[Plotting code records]
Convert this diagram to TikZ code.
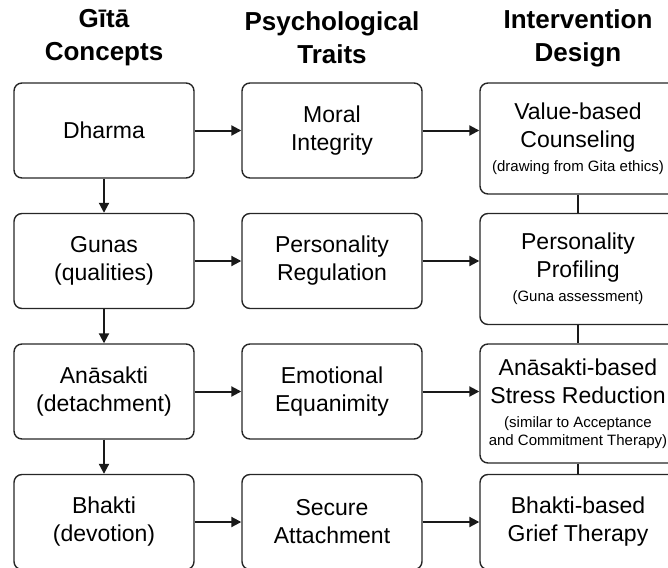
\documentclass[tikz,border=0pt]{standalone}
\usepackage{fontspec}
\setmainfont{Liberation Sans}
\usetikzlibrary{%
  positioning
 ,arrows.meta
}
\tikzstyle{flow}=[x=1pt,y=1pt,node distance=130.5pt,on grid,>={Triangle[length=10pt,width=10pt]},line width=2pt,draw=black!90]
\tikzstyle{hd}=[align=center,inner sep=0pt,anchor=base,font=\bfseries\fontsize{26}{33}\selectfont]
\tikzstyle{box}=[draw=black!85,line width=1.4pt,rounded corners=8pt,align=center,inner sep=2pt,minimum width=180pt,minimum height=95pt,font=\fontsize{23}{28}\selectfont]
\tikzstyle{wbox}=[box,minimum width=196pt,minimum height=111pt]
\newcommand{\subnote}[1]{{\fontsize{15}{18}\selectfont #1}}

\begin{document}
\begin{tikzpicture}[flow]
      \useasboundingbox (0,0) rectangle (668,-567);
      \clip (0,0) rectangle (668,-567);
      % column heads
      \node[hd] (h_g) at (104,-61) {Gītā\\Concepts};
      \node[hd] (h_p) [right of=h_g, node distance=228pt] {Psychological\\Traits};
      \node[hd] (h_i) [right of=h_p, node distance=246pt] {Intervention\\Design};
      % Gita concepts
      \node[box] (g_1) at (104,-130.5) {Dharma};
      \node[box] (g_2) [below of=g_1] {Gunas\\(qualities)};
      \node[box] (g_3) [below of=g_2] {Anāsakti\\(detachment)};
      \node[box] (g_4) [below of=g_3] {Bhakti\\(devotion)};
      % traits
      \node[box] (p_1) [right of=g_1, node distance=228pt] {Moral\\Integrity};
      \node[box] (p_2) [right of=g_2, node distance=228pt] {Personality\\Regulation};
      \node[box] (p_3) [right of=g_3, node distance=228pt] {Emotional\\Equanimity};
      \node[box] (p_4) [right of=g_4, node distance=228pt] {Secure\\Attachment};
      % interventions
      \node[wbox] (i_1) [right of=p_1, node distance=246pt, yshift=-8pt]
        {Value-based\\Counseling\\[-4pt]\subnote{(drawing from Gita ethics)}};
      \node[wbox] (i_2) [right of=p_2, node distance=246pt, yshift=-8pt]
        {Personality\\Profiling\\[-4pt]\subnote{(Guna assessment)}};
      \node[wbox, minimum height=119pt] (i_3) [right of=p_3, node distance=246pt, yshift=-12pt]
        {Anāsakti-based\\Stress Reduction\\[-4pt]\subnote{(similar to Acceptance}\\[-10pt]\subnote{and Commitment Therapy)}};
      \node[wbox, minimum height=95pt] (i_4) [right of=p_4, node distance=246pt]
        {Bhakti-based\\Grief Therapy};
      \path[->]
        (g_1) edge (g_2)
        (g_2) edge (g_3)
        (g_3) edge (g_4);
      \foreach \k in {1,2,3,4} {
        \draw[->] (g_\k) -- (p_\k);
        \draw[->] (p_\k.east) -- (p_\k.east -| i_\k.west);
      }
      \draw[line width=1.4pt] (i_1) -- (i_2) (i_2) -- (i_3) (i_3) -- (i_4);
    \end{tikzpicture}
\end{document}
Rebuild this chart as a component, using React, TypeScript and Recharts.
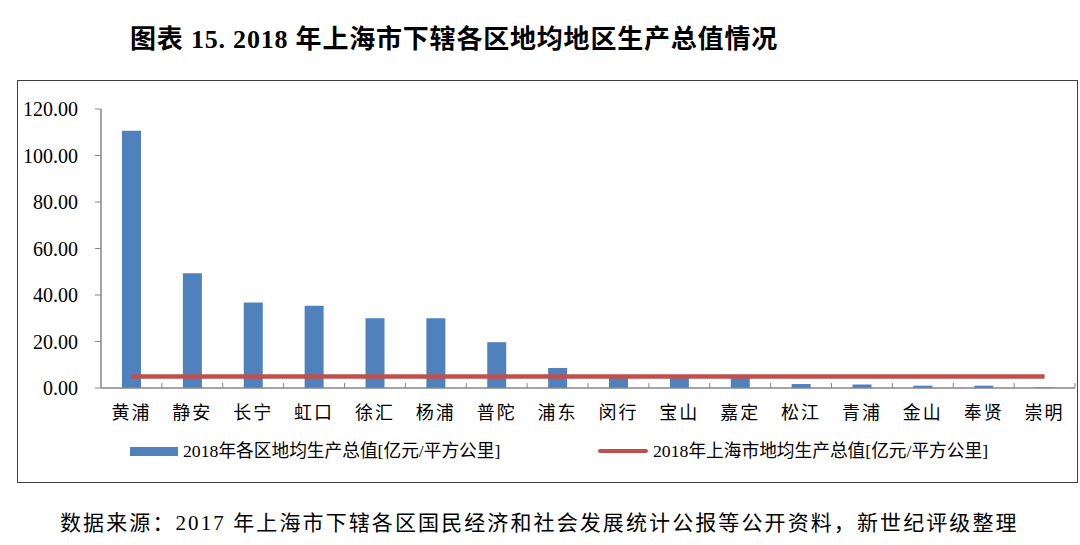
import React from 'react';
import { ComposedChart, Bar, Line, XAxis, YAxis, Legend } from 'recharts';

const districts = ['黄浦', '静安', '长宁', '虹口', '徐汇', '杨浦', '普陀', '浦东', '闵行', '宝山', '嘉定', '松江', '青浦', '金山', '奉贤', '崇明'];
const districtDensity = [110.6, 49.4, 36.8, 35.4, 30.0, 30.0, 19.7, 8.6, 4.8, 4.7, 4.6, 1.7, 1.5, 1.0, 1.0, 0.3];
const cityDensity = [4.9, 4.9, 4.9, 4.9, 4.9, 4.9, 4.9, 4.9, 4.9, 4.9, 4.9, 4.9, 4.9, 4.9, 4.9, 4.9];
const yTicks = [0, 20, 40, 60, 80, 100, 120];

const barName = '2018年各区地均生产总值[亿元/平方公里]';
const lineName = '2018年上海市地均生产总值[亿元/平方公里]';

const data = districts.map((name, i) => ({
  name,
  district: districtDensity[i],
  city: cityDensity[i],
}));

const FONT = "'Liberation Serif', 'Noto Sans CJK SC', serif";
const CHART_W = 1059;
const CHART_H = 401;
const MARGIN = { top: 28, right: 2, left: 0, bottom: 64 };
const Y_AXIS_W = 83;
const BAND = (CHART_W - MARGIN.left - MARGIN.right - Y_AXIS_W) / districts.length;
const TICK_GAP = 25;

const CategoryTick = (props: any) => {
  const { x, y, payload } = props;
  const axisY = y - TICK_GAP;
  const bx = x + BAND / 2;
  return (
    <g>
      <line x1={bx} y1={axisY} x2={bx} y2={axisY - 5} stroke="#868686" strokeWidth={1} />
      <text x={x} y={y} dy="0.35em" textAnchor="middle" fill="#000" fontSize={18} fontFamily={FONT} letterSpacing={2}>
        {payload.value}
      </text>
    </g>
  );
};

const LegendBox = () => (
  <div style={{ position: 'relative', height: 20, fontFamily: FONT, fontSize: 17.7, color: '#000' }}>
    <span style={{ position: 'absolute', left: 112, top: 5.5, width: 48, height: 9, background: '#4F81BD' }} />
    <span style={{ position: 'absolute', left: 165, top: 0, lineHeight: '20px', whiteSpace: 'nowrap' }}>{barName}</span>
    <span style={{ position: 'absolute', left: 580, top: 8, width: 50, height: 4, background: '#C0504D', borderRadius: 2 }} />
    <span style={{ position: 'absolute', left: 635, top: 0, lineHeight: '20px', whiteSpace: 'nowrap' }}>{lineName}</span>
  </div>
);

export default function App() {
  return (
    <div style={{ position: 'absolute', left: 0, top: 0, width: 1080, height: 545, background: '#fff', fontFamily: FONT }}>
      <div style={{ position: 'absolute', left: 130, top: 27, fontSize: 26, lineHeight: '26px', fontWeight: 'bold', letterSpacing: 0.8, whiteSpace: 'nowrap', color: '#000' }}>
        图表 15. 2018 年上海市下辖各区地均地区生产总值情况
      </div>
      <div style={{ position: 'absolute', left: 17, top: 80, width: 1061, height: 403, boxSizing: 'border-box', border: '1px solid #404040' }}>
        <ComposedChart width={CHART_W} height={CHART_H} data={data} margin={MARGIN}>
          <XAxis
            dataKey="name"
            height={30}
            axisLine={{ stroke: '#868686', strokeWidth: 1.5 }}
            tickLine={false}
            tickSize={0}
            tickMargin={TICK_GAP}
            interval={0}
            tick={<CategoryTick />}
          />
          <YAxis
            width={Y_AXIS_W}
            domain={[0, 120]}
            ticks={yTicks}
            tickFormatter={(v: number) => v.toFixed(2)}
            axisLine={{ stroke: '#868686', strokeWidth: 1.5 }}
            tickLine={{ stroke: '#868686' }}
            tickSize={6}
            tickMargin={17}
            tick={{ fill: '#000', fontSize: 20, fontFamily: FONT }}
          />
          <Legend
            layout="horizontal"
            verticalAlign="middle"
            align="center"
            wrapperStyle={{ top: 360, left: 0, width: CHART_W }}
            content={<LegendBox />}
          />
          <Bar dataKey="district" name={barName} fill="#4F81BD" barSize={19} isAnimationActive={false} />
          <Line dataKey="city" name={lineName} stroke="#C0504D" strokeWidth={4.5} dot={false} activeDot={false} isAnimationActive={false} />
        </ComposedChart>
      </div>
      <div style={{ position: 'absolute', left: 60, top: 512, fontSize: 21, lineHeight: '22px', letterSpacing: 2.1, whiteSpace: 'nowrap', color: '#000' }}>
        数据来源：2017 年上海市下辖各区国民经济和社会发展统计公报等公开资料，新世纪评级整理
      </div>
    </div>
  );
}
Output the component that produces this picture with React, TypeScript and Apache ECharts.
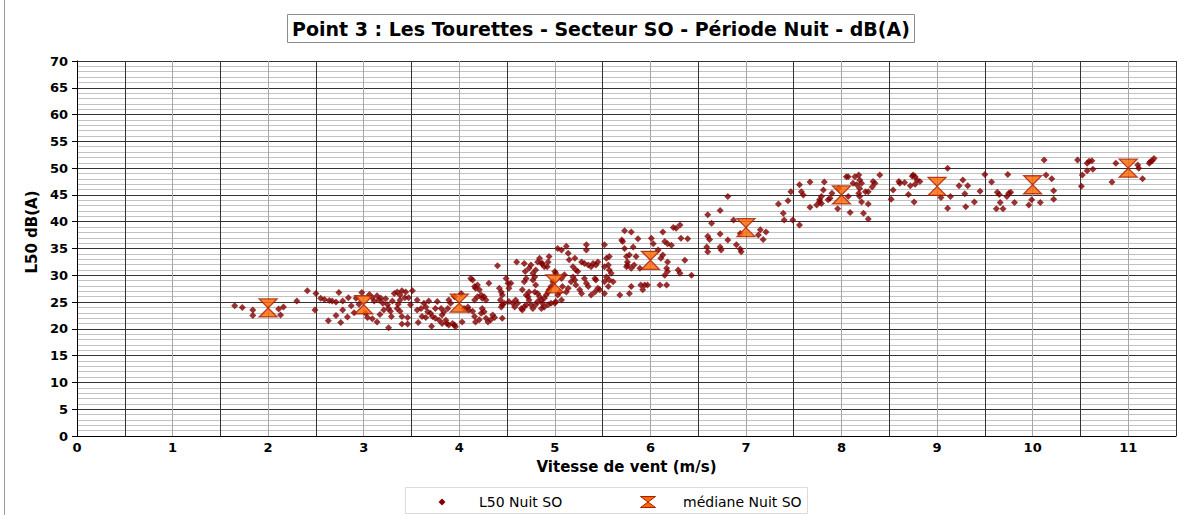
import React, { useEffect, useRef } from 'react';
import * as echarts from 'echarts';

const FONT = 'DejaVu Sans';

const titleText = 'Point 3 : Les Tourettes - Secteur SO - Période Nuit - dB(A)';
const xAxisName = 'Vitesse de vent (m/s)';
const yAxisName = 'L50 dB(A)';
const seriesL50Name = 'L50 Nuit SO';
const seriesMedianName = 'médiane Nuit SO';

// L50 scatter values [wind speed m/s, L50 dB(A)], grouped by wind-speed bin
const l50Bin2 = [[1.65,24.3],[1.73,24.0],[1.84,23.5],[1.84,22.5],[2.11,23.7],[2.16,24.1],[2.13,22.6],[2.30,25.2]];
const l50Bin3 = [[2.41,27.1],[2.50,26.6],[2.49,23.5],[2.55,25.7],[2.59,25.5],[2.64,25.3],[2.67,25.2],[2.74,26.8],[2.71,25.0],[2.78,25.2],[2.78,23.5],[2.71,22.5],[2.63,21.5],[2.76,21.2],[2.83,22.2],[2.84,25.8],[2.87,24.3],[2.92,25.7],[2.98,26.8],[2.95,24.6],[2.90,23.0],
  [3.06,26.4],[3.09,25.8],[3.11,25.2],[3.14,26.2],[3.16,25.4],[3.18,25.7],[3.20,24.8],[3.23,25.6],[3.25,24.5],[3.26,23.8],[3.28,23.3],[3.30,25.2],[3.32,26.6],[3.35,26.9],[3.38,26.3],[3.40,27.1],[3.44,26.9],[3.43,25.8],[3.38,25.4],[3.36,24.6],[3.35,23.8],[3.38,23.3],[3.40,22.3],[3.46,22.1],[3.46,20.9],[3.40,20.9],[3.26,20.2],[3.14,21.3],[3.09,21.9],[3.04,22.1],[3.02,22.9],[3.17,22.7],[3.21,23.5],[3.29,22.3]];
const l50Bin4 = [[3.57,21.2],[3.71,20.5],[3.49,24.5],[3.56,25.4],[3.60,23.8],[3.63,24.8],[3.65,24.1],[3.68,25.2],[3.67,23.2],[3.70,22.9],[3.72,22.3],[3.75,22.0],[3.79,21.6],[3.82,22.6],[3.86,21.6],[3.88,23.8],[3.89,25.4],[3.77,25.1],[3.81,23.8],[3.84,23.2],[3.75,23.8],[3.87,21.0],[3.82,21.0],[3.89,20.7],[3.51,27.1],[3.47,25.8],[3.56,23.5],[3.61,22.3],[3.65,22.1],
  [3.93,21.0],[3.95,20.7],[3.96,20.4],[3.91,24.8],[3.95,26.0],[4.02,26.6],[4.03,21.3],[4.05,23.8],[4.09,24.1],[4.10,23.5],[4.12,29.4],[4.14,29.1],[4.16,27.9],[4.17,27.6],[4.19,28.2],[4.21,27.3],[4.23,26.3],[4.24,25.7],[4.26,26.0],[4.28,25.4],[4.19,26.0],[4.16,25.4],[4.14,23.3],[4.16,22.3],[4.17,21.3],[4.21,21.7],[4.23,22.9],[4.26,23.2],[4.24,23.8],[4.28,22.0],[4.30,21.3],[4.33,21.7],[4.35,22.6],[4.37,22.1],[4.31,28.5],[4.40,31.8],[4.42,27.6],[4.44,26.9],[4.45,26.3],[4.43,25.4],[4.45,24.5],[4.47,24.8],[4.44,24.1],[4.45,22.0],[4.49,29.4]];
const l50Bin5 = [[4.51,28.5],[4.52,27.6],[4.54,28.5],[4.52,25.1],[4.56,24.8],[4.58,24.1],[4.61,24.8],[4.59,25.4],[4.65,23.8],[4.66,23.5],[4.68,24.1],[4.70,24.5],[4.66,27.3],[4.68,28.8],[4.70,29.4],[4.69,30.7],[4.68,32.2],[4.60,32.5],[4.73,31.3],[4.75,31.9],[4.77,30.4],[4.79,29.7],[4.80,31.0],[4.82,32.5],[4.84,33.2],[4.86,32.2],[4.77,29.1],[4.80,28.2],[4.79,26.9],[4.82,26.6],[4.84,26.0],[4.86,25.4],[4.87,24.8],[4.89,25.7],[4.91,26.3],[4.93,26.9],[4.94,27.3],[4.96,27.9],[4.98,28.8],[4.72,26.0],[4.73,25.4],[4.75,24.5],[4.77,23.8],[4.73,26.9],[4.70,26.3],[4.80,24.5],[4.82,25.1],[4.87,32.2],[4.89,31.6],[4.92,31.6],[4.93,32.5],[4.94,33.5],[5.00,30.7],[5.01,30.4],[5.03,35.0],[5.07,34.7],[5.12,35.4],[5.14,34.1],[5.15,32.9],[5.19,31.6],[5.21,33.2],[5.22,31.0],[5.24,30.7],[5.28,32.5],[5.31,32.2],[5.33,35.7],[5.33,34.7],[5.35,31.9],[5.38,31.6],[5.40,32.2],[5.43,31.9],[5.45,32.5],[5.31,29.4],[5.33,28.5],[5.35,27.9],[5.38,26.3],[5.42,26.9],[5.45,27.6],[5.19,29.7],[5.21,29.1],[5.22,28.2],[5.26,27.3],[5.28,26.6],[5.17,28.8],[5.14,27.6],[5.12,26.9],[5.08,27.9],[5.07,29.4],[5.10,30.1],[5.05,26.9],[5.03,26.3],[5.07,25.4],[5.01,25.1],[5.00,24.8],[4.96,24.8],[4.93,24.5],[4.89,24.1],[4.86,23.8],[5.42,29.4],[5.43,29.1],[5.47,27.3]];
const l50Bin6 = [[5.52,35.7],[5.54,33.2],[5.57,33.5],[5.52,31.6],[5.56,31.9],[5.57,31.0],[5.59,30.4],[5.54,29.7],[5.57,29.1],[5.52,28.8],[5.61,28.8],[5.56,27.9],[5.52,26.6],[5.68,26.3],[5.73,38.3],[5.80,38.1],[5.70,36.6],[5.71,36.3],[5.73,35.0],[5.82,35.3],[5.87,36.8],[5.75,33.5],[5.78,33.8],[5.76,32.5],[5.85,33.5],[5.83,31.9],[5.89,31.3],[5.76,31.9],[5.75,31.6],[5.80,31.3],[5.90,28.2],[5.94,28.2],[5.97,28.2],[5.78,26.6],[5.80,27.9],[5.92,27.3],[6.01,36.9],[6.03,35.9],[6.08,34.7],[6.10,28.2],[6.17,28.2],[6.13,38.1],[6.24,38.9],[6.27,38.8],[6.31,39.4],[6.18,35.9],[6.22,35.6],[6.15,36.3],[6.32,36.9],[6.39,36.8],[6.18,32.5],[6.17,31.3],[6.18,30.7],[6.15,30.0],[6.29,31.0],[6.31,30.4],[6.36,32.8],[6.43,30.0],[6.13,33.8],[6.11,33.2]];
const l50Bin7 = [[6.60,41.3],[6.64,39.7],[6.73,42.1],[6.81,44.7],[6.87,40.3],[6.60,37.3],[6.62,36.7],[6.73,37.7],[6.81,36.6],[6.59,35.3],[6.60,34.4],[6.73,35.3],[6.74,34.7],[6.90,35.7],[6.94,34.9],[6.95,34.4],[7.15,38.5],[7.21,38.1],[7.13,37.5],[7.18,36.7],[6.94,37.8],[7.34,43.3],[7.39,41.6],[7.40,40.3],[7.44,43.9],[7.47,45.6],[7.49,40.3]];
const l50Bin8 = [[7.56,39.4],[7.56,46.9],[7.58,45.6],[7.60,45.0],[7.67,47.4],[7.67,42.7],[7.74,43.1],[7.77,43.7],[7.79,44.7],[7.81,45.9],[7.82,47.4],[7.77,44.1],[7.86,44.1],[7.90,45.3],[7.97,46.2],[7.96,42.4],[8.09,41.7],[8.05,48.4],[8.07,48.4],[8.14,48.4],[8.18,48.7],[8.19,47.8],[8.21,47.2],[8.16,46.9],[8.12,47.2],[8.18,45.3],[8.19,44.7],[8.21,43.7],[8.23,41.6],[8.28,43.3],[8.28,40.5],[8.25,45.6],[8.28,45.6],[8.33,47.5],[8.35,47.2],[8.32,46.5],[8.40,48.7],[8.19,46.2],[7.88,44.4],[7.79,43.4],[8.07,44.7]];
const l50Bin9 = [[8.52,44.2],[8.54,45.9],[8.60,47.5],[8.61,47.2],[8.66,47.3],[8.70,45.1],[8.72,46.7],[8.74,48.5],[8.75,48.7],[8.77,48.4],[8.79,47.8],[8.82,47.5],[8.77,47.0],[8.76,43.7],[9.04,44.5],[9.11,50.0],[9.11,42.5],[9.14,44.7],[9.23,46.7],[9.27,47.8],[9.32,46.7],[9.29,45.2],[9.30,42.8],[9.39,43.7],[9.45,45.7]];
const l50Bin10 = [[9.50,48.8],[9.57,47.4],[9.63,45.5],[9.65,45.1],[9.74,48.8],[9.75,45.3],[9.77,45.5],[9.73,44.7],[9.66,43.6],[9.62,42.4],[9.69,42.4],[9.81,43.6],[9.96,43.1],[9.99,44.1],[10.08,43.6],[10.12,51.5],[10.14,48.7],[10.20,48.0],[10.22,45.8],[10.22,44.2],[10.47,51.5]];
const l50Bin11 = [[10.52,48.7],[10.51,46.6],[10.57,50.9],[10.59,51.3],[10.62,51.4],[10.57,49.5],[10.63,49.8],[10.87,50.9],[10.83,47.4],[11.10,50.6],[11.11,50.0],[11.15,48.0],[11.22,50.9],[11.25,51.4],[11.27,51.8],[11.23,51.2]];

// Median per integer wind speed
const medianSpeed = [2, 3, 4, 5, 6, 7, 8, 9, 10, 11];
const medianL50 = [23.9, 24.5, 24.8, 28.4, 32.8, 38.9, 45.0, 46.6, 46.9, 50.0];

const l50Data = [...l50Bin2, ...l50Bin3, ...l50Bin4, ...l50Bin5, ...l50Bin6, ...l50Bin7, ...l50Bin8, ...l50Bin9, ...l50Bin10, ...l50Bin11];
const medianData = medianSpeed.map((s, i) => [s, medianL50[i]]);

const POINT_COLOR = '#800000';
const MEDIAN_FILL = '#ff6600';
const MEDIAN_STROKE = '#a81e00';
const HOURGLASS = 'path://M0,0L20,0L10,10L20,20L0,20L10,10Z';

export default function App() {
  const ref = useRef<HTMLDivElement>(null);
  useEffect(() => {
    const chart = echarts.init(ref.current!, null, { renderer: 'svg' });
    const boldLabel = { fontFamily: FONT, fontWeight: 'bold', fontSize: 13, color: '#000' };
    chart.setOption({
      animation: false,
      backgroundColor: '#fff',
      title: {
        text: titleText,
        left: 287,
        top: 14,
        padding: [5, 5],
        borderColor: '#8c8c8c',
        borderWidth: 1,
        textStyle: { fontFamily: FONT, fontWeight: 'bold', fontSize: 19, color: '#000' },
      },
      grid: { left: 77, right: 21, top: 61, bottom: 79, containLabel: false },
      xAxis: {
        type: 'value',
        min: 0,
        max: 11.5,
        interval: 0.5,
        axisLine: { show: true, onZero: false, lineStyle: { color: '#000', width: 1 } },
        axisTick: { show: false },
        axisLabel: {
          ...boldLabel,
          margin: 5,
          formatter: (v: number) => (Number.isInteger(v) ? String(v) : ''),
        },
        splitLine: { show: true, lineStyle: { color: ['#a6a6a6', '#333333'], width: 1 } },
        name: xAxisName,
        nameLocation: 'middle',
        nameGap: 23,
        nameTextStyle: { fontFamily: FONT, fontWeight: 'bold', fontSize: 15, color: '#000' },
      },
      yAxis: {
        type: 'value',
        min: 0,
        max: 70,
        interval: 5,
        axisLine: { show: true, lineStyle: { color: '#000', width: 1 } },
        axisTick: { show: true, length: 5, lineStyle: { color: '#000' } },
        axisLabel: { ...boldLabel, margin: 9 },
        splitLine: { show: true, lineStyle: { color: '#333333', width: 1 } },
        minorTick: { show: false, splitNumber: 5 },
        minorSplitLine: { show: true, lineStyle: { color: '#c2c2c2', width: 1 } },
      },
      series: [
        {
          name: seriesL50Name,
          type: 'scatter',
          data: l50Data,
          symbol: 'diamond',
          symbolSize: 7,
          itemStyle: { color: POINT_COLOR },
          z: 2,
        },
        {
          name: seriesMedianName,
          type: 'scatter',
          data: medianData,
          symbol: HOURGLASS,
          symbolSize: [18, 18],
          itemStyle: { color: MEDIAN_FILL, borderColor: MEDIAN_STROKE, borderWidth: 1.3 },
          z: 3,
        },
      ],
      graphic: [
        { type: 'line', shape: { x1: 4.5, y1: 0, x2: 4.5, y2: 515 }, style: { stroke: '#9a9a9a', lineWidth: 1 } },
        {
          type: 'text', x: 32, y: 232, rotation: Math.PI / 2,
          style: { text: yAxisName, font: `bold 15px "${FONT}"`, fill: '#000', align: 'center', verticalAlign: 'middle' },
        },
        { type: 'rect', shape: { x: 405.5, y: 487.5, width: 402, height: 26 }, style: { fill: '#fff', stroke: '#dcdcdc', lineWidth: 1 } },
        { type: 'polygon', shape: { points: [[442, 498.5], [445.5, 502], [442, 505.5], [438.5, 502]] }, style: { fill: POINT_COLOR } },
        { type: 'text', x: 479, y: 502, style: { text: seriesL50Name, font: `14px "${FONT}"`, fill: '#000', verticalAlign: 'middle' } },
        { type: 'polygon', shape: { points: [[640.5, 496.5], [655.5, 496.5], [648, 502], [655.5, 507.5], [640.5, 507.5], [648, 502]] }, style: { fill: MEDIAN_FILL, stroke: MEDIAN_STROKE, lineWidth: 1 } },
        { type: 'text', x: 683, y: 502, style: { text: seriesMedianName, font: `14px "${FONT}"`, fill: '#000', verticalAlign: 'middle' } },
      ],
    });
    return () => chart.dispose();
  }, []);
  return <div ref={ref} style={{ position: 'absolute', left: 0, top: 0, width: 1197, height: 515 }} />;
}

**AIM OF THE EXERCISE**
Copy the lines above exactly, starting at the one with "Rebuild this chart" and ending at the one with "const yTicks = [0, 20, 40, 60, 80, 100, 120];", both included. Leave out any pictures and add nothing else.

**RESULT**
Rebuild this chart as a component, using React, TypeScript and Recharts.
import React from 'react';
import { ComposedChart, Bar, Line, XAxis, YAxis, Legend } from 'recharts';

const districts = ['黄浦', '静安', '长宁', '虹口', '徐汇', '杨浦', '普陀', '浦东', '闵行', '宝山', '嘉定', '松江', '青浦', '金山', '奉贤', '崇明'];
const districtDensity = [110.6, 49.4, 36.8, 35.4, 30.0, 30.0, 19.7, 8.6, 4.8, 4.7, 4.6, 1.7, 1.5, 1.0, 1.0, 0.3];
const cityDensity = [4.9, 4.9, 4.9, 4.9, 4.9, 4.9, 4.9, 4.9, 4.9, 4.9, 4.9, 4.9, 4.9, 4.9, 4.9, 4.9];
const yTicks = [0, 20, 40, 60, 80, 100, 120];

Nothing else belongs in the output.